Our travels that day gave us a broad view of El Salvador and Guatemala. Guatemala appeared to be much more diverse. In El Salvador, the most modern part is in San Salvador, but clearly just a token display. In general, there is mostly evidence of poverty; El Salvador is a poor country, still qualified as third world. Guatemala, on the other hand displayed a wider range of development, an emerging nation. There were poor areas, of course. However, the bus passed housing developments that could have been in California. Guatemala City had many modern buildings, commercial developments and high quality streets. The city is unofficially organized in zones; we were advised that zones from 1 to 10 were to be stayed away from. I am sure that those "barrios" would have given us more perspective, but we weren't here to judge, only to appreciate.
The drive up to Antigua took us into a whole new temperate zone. Pine trees and less tropical foliage passed by as the van climbed. The air temperature dropped too. The week we spent in Antigua saw us in long pants during the day, jackets after dark, wishing for parkas during the early morning hours, and a blanket when we were lucky enough to sleep. What I mean in that last comment is that Semana Santa is practically a non-stop parade. There were nights when we slept little, some days we slept with the sun still out.

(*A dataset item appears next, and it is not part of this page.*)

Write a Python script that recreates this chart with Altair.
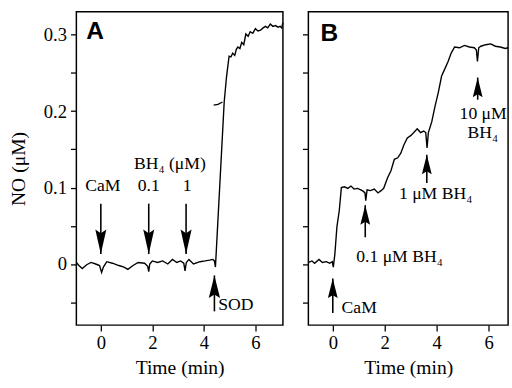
import altair as alt
import pandas as pd

# ---------------- data ----------------
# Panel A trace (time in min, NO in uM)
A_t = [-0.95, -0.85, -0.72, -0.55, -0.38, -0.2, -0.05, 0.03, 0.1, 0.23, 0.45, 0.7, 0.9, 1.0, 1.05,
       1.25, 1.45, 1.7, 1.82, 1.86, 1.9, 2.0, 2.2, 2.4, 2.6, 2.78, 2.95, 3.1, 3.22, 3.27, 3.32,
       3.42, 3.6, 3.85, 4.05, 4.22, 4.35, 4.41, 4.45, 4.79, 4.88, 4.98, 5.05, 5.12, 5.2, 5.26,
       5.32, 5.4, 5.47, 5.55, 5.63, 5.72, 5.8, 5.9, 6.0, 6.1, 6.2, 6.3, 6.39, 6.48, 6.58, 6.68,
       6.78, 6.88, 6.96, 7.02, 7.07]
A_no = [0.002, -0.002, -0.006, -0.001, 0.002, 0.0, -0.002, -0.011, -0.004, 0.003, 0.001, -0.002,
        -0.004, -0.006, -0.007, -0.002, 0.002, 0.001, -0.003, -0.010, 0.0, 0.004, 0.002, 0.004,
        0.000, 0.006, 0.002, 0.004, 0.001, -0.009, 0.002, 0.006, 0.000, 0.003, 0.004, 0.005,
        0.006, 0.004, -0.004, 0.212, 0.245, 0.272, 0.271, 0.276, 0.273, 0.281, 0.284, 0.282,
        0.29, 0.287, 0.301, 0.298, 0.304, 0.302, 0.308, 0.305, 0.306, 0.309, 0.311, 0.309,
        0.314, 0.311, 0.312, 0.310, 0.311, 0.309, 0.316]
# small stray fragment beside the SOD rise
A2_t = [4.38, 4.55, 4.72]
A2_no = [0.208, 0.209, 0.212]

# Panel B trace
B_t = [-0.94, -0.8, -0.7, -0.53, -0.4, -0.25, -0.12, -0.02, 0.02, 0.08, 0.16, 0.25, 0.33, 0.45,
       0.58, 0.7, 0.82, 0.95, 1.08, 1.18, 1.24, 1.27, 1.32, 1.45, 1.6, 1.74, 1.86, 1.96, 2.11,
       2.24, 2.37, 2.5, 2.62, 2.74, 2.87, 3.0, 3.12, 3.25, 3.38, 3.5, 3.58, 3.63, 3.68, 3.81,
       3.94, 4.06, 4.19, 4.31, 4.44, 4.56, 4.69, 4.88, 5.07, 5.26, 5.45, 5.53, 5.57, 5.62, 5.7,
       5.89, 6.08, 6.26, 6.45, 6.64, 6.75]
B_no = [0.002, 0.004, 0.001, 0.006, 0.002, 0.003, 0.001, 0.003, -0.004, 0.013, 0.049, 0.07,
        0.1, 0.101, 0.099, 0.102, 0.098, 0.099, 0.097, 0.095, 0.093, 0.083, 0.097, 0.096,
        0.098, 0.093, 0.096, 0.099, 0.113, 0.122, 0.137, 0.139, 0.145, 0.156, 0.165, 0.168,
        0.172, 0.177, 0.172, 0.174, 0.172, 0.152, 0.172, 0.186, 0.207, 0.224, 0.246, 0.255,
        0.265, 0.276, 0.284, 0.283, 0.286, 0.284, 0.283, 0.28, 0.265, 0.283, 0.285, 0.287,
        0.288, 0.285, 0.284, 0.282, 0.283]

# arrows: x position, arrow tip, shaft end
A_down_x = [0.0, 1.86, 3.31]
A_down_tip = [0.013, 0.013, 0.013]
A_down_end = [0.079, 0.079, 0.079]
A_up_x = [4.41]
A_up_tip = [-0.015]
A_up_end = [-0.062]
B_up_x = [0.0, 1.25, 3.62, 5.58]
B_up_tip = [-0.019, 0.077, 0.143, 0.244]
B_up_end = [-0.064, 0.035, 0.106, 0.215]

# annotation labels
A_lab_text = ["CaM", "0.1", "1", "BH\u2084 (\u03bcM)"]
A_lab_x = [0.08, 1.86, 3.35, 2.68]
A_lab_y = [0.095, 0.095, 0.095, 0.124]
A_lab2_text = ["SOD"]
A_lab2_x = [4.56]
A_lab2_y = [-0.060]
B_lab_text = ["0.1 \u03bcM BH\u2084", "1 \u03bcM BH\u2084", "10 \u03bcM", "BH\u2084"]
B_lab_x = [2.57, 3.96, 5.79, 5.78]
B_lab_y = [0.002, 0.085, 0.19, 0.165]
B_lab2_text = ["CaM"]
B_lab2_x = [0.34]
B_lab2_y = [-0.064]

panel_letters = ["A", "B"]
letter_x = [-0.57, -0.47]
letter_y = [0.295, 0.292]

x_ticks = [0, 2, 4, 6]
y_ticks = [-0.05, 0, 0.05, 0.1, 0.15, 0.2, 0.25, 0.3]

# ---------------- chart ----------------
SERIF = "Liberation Serif"
YDOM = [-0.08, 0.33]
HEIGHT = 320

DOWN_HEAD = "M0,0 L-0.45,-2 L0,-1.7 L0.45,-2 Z"
UP_HEAD = "M0,0 L-0.5,2 L0,1.7 L0.5,2 Z"


def panel(xdom, width, trace_t, trace_no, extra_lines, arrows, labels_c, labels_l,
          letter, lx, ly, show_y):
    xs = alt.Scale(domain=xdom, nice=False, zero=False)
    ys = alt.Scale(domain=YDOM, nice=False, zero=False)
    if show_y:
        yaxis = alt.Axis(values=y_ticks, title="NO (\u03bcM)",
                         labelExpr="abs(datum.value*10 - round(datum.value*10)) < 0.01 ? "
                                   "(datum.value == 0 ? '0' : format(datum.value, '.1f')) : ''",
                         labelPadding=4, titleX=-49, titleY=HEIGHT / 2)
    else:
        yaxis = alt.Axis(values=y_ticks, title=None, labels=False)
    xaxis = alt.Axis(values=x_ticks, title="Time (min)", format="d", labelPadding=3,
                     titlePadding=5)

    df = pd.DataFrame({"t": trace_t, "no": trace_no})
    layers = [
        alt.Chart(df).mark_line(color="black", strokeWidth=1.4).encode(
            x=alt.X("t:Q", scale=xs, axis=xaxis),
            y=alt.Y("no:Q", scale=ys, axis=yaxis),
        )
    ]
    for (et, eno) in extra_lines:
        layers.append(
            alt.Chart(pd.DataFrame({"t": et, "no": eno})).mark_line(
                color="black", strokeWidth=1.4).encode(
                x=alt.X("t:Q", scale=xs), y=alt.Y("no:Q", scale=ys))
        )
    for (ax, atip, aend, path, size) in arrows:
        adf = pd.DataFrame({"x": ax, "tip": atip, "end": aend})
        layers.append(
            alt.Chart(adf).mark_rule(color="black", strokeWidth=1.6).encode(
                x=alt.X("x:Q", scale=xs), y=alt.Y("tip:Q", scale=ys), y2="end:Q")
        )
        layers.append(
            alt.Chart(adf).mark_point(shape=path, filled=True, color="black", size=size,
                                      opacity=1, strokeWidth=0).encode(
                x=alt.X("x:Q", scale=xs), y=alt.Y("tip:Q", scale=ys))
        )
    for (txt, tx, ty, align) in labels_c + labels_l:
        ldf = pd.DataFrame({"text": txt, "x": tx, "y": ty})
        layers.append(
            alt.Chart(ldf).mark_text(font=SERIF, fontSize=18, color="black", align=align,
                                     baseline="alphabetic").encode(
                x=alt.X("x:Q", scale=xs), y=alt.Y("y:Q", scale=ys), text="text:N")
        )
    layers.append(
        alt.Chart(pd.DataFrame({"text": [letter], "x": [lx], "y": [ly]})).mark_text(
            font="Liberation Sans", fontSize=25, fontWeight="bold", color="black",
            align="left", baseline="alphabetic").encode(
            x=alt.X("x:Q", scale=xs), y=alt.Y("y:Q", scale=ys), text="text:N")
    )
    return alt.layer(*layers).properties(width=width, height=HEIGHT)


pA = panel([-0.95, 7.07], 211, A_t, A_no, [(A2_t, A2_no)],
           [(A_down_x, A_down_tip, A_down_end, DOWN_HEAD, 625),
            (A_up_x, A_up_tip, A_up_end, UP_HEAD, 529)],
           [(A_lab_text, A_lab_x, A_lab_y, "center")],
           [(A_lab2_text, A_lab2_x, A_lab2_y, "left")],
           panel_letters[0], letter_x[0], letter_y[0], True)

pB = panel([-0.94, 6.75], 204, B_t, B_no, [],
           [(B_up_x, B_up_tip, B_up_end, UP_HEAD, 400)],
           [(B_lab_text, B_lab_x, B_lab_y, "center")],
           [(B_lab2_text, B_lab2_x, B_lab2_y, "left")],
           panel_letters[1], letter_x[1], letter_y[1], False)

chart = alt.hconcat(pA, pB, spacing=14).properties(
    padding={"left": 8, "top": 7, "right": 0, "bottom": 0},
    background="white",
).configure_view(
    stroke="black", strokeWidth=1.5
).configure_axis(
    labelFont=SERIF, labelFontSize=19, labelColor="black",
    titleFont=SERIF, titleFontSize=20, titleFontWeight="normal", titleColor="black",
    tickColor="black", tickSize=6, tickWidth=1.3, domain=False, grid=False,
)

chart.save("out.html", embed_options={"renderer": "svg", "actions": False})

Luckily, we arrived a day before the serious activities began. That day we trudged around, becoming familiar with Antigua, a town older than our country. Along the typical street the walls of one building merges with the next, whether a home, a hotel, a shop, a bank or a restaurant. For instance, if a home, upon entering it contained courtyards and gardens deep within the walls of the building. This was a new and very unique style for us. So most of the beauty that exists is not seen from the streets - it's very private (and secure). This old and beautiful town presented many photo targets and we noted lighting conditions for the right time for future shots. Antigua is a very photogenic town! Unfortunately I only had so much digital storage in my camera, not bringing the computer for up loads.
Antigua's reenactment of Christ's crucifixion is reputed to be second only to Spain's. Every stage, every step to the cross, upon the cross and to the cave was laboriously depicted and carried for miles on the shoulders of men and women from the many churches there. The statues were the most life-like we have ever seen. It was breath taking to see the whole affair in person. I am attaching a few photos, but can only use words to impress the quality of the experience on you. If you want to have a moving experience, come here once in your life! But I warn you, Easter in the US will never be the same for you. In Antigua, the quietest day of that week was Easter Sunday . . .

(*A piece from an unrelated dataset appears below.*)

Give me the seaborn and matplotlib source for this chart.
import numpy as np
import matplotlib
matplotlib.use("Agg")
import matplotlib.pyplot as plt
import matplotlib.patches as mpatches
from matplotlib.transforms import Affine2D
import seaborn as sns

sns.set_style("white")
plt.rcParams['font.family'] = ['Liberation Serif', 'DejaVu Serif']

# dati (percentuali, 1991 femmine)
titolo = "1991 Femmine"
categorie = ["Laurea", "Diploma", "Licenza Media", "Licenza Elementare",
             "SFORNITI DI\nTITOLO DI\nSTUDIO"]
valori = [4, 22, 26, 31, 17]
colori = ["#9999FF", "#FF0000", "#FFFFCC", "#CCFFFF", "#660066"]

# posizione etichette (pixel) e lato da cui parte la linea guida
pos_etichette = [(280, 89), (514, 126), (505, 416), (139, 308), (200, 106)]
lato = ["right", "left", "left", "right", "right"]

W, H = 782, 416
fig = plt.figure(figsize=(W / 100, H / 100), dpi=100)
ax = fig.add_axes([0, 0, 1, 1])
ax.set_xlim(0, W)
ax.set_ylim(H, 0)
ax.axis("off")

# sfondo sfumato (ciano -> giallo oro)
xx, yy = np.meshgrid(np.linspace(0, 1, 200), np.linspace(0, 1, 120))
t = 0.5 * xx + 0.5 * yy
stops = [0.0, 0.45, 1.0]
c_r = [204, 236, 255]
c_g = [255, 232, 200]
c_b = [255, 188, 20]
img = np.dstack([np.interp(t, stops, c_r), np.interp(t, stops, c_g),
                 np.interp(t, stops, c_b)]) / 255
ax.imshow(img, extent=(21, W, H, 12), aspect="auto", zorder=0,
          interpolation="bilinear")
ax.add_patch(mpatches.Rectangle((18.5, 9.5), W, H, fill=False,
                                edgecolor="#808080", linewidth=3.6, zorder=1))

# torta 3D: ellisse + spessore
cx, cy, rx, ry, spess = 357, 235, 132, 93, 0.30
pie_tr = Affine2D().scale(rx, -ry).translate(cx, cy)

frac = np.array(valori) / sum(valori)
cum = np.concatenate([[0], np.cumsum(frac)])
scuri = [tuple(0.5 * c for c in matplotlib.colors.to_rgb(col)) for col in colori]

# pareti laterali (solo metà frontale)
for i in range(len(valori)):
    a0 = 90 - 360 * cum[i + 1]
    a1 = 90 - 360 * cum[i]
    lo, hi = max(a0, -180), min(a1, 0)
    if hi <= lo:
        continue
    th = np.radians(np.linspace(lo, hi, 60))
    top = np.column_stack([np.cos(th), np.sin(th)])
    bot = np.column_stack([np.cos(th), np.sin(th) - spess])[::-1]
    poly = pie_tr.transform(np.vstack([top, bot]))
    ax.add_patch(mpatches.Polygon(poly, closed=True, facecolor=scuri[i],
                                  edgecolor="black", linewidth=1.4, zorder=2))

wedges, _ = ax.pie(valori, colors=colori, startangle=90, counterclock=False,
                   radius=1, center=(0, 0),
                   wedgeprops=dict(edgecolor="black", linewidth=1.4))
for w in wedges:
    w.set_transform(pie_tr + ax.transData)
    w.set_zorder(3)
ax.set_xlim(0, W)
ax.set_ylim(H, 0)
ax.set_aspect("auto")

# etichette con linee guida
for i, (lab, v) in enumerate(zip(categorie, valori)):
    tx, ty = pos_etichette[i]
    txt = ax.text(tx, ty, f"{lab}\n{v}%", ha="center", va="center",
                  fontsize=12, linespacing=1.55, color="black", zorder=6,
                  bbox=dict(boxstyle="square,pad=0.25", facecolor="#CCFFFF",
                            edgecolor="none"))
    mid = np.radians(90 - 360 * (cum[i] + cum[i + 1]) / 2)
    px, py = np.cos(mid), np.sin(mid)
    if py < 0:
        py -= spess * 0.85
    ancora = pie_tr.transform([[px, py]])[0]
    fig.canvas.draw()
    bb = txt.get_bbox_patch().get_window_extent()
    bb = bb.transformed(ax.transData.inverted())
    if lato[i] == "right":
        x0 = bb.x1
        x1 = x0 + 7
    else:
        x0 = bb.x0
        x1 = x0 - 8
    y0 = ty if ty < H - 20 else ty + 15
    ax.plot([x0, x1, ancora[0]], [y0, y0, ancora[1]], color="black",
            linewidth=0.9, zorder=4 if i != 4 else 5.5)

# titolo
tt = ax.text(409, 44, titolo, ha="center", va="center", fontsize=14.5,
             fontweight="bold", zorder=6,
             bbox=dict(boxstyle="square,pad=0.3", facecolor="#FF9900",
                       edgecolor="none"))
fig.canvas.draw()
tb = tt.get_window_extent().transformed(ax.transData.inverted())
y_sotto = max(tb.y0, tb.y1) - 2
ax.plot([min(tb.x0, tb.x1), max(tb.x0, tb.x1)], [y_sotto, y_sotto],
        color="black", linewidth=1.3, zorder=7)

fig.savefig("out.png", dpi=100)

In general, on each day one or more churches within Antigua had a procession starting from within their aged architectural-wonder house of worship. The first procession we saw on Tuesday was one "float" carried by boys, followed by another carried by girls. Along the routes of all of the processions, people created some of the most intriguing, if not outright beautiful, murals with colored sawdust and flowers. Stop! I am talking about procession routes that are several miles long! These people would spend hours creating messages or art right in the path of the procession, hundreds of these murals. Hundreds of costumed men, women or children would precede the "float", not touching the murals. Only when the float carriers followed, the "alfombras" or carpets were disrupted, destroyed. Following close behind the last person in the procession, a small group of men with brooms, a skip-loader and a dump truck hurriedly removed the remnants of the artwork.
As the importance of the procession grew, so did the detail and quality of the alfombras. Friday morning's procession (Christ carrying the cross to Calvary) promised to be the most impressive. The Roman soldiers were to begin by riding out at 3am. That meant that the alfombras would be made between midnight and dawn. We hiked down from our house to the church and found the carpet makers hard at work already at 1:30am. We walked the route, watching the care and skill of the workers; these people were probably professionals, or at least guided by professionals. We watched art created, destined to last at completion only minutes. So we spent hours appreciating the construction of a few that intrigued us.
At 3am, we returned to the church to see a full Roman troop, officers on horseback, move through the city stopping occasionally to read the charges against Christ before proceeding. It was hard not to feel a sense of being in another place at another time. Jammed in the crowd, we saw many women overtaken with tears, the only other noise being the horses' hooves striking the cobbles and the trumpets heralding the "announcement". After the Romans moved off and around the corner, we hurried back to watch our favorite carpets being completed, huddled together against the early morning chill.
Finally the alfombras were finished and we tried to capture them in our camera. Then we raced back to the church to see the beginning of the special procession. The float was reported to weigh 8500#, carried by 80 men. The process of selecting the carriers began with the volunteers paying to have the honor. Then their shoulder-height was measured. Groups of 80 equally tall men were given numbered shifts. It was these men who preceded the procession, hundreds of them waiting their turn. In front of them were men with incense burners, the smoke making a virtual fog within the narrow streets. It was just 6am, the dawn quickly moving toward sunrise, as the huge float slowly moved out of the church. The carriers weaved from side to side to achieve a rhythm. Steerers at the front and rear of the float pushed back to slow the float down or to the side to turn it. As the float approached a power line, men with tall poles raised the wires above the top of the cross. It was a very coordinated process. However, even with the power wires, the whole affair still left us with a feeling of realism.
That morning the clouds and smoke that had hung over Antigua had disappeared, presenting the clearest of any day that week. We separated ourselves from the procession route to savor the beauty of seeing and photographing the volcanoes which frame Antigua. The last two photos captured what I wanted, before running out of memory.
We toured the churches to see some of the floats we had missed. Senior Sepultado (the dead Christ) statues were almost gruesome, with the blood and his severely lashed back. We were almost emotionally exhausted when we went back to the house.
On Sunday morning, we had breakfast at a rooftop table at a little family restaurant a few blocks away from the house, opening our Easter card from Mary and Karl-Heinz. The owner's twin daughters entertained us, keeping Cassandra and Geoffrey close in our thoughts. Later, on a whim, we stopped in at an Internet café and found a few more online Easter messages from Raymond and Bonnie, as well as Linda. Those helped us come back to reality, from a never-to-be-forgotten experience - Holy Week in the Guatemalan highlands, in La Antigua.